--- Start of Available data ---

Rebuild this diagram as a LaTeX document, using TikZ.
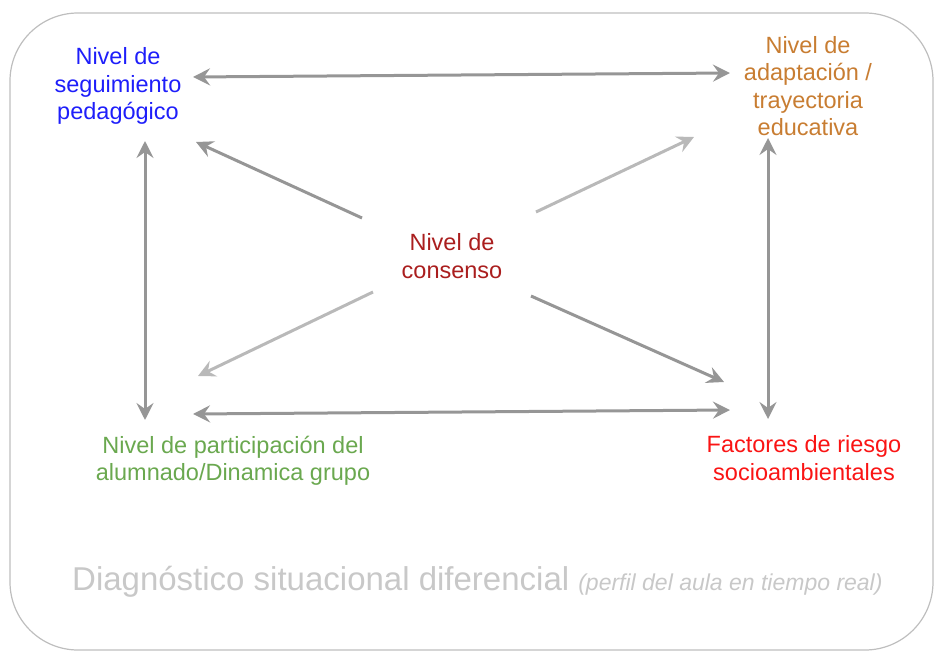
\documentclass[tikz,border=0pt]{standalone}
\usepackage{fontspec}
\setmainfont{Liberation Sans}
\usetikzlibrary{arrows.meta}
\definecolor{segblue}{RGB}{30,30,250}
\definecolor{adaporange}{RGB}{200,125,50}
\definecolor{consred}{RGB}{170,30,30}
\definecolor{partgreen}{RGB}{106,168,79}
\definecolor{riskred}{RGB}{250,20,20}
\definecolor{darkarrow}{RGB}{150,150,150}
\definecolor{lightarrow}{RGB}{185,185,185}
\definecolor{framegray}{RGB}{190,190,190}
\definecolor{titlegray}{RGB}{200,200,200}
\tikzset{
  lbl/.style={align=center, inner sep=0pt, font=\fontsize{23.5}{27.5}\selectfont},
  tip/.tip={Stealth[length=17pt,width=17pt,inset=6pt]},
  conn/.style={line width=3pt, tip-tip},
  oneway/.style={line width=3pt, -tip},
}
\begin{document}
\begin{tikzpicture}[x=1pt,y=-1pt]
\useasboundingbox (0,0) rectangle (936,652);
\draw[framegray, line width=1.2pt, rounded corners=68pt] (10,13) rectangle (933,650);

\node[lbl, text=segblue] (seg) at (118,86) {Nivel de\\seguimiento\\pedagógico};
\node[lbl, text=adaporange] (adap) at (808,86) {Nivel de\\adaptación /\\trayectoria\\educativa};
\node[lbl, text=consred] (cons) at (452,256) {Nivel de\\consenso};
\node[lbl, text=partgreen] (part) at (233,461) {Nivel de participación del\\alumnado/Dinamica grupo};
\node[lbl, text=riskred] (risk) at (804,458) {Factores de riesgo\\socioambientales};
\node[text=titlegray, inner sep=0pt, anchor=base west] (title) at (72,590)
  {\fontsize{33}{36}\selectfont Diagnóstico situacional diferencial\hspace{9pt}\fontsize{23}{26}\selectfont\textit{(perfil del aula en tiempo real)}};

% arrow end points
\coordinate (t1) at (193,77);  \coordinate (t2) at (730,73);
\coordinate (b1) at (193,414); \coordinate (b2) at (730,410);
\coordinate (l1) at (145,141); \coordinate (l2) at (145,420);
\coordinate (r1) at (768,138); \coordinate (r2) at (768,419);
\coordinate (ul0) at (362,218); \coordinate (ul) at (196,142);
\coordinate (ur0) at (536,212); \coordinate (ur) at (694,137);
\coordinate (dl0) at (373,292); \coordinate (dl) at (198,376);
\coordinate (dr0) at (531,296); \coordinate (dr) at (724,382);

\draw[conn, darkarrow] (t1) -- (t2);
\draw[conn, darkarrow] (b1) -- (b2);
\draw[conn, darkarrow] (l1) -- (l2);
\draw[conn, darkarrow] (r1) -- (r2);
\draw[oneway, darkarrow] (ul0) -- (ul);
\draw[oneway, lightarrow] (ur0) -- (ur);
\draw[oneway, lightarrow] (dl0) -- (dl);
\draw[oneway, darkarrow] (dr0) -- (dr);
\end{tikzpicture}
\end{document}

--- End of Available data ---

• Instructions for the task:
Pictures are excluded: retype only the lines from the beginning of the listing above through the line with "del aula en", both included.

• Response to this exercise:
Rebuild this diagram as a LaTeX document, using TikZ.
\documentclass[tikz,border=0pt]{standalone}
\usepackage{fontspec}
\setmainfont{Liberation Sans}
\usetikzlibrary{arrows.meta}
\definecolor{segblue}{RGB}{30,30,250}
\definecolor{adaporange}{RGB}{200,125,50}
\definecolor{consred}{RGB}{170,30,30}
\definecolor{partgreen}{RGB}{106,168,79}
\definecolor{riskred}{RGB}{250,20,20}
\definecolor{darkarrow}{RGB}{150,150,150}
\definecolor{lightarrow}{RGB}{185,185,185}
\definecolor{framegray}{RGB}{190,190,190}
\definecolor{titlegray}{RGB}{200,200,200}
\tikzset{
  lbl/.style={align=center, inner sep=0pt, font=\fontsize{23.5}{27.5}\selectfont},
  tip/.tip={Stealth[length=17pt,width=17pt,inset=6pt]},
  conn/.style={line width=3pt, tip-tip},
  oneway/.style={line width=3pt, -tip},
}
\begin{document}
\begin{tikzpicture}[x=1pt,y=-1pt]
\useasboundingbox (0,0) rectangle (936,652);
\draw[framegray, line width=1.2pt, rounded corners=68pt] (10,13) rectangle (933,650);

\node[lbl, text=segblue] (seg) at (118,86) {Nivel de\\seguimiento\\pedagógico};
\node[lbl, text=adaporange] (adap) at (808,86) {Nivel de\\adaptación /\\trayectoria\\educativa};
\node[lbl, text=consred] (cons) at (452,256) {Nivel de\\consenso};
\node[lbl, text=partgreen] (part) at (233,461) {Nivel de participación del\\alumnado/Dinamica grupo};
\node[lbl, text=riskred] (risk) at (804,458) {Factores de riesgo\\socioambientales};
\node[text=titlegray, inner sep=0pt, anchor=base west] (title) at (72,590)
  {\fontsize{33}{36}\selectfont Diagnóstico situacional diferencial\hspace{9pt}\fontsize{23}{26}\selectfont\textit{(perfil del aula en tiempo real)}};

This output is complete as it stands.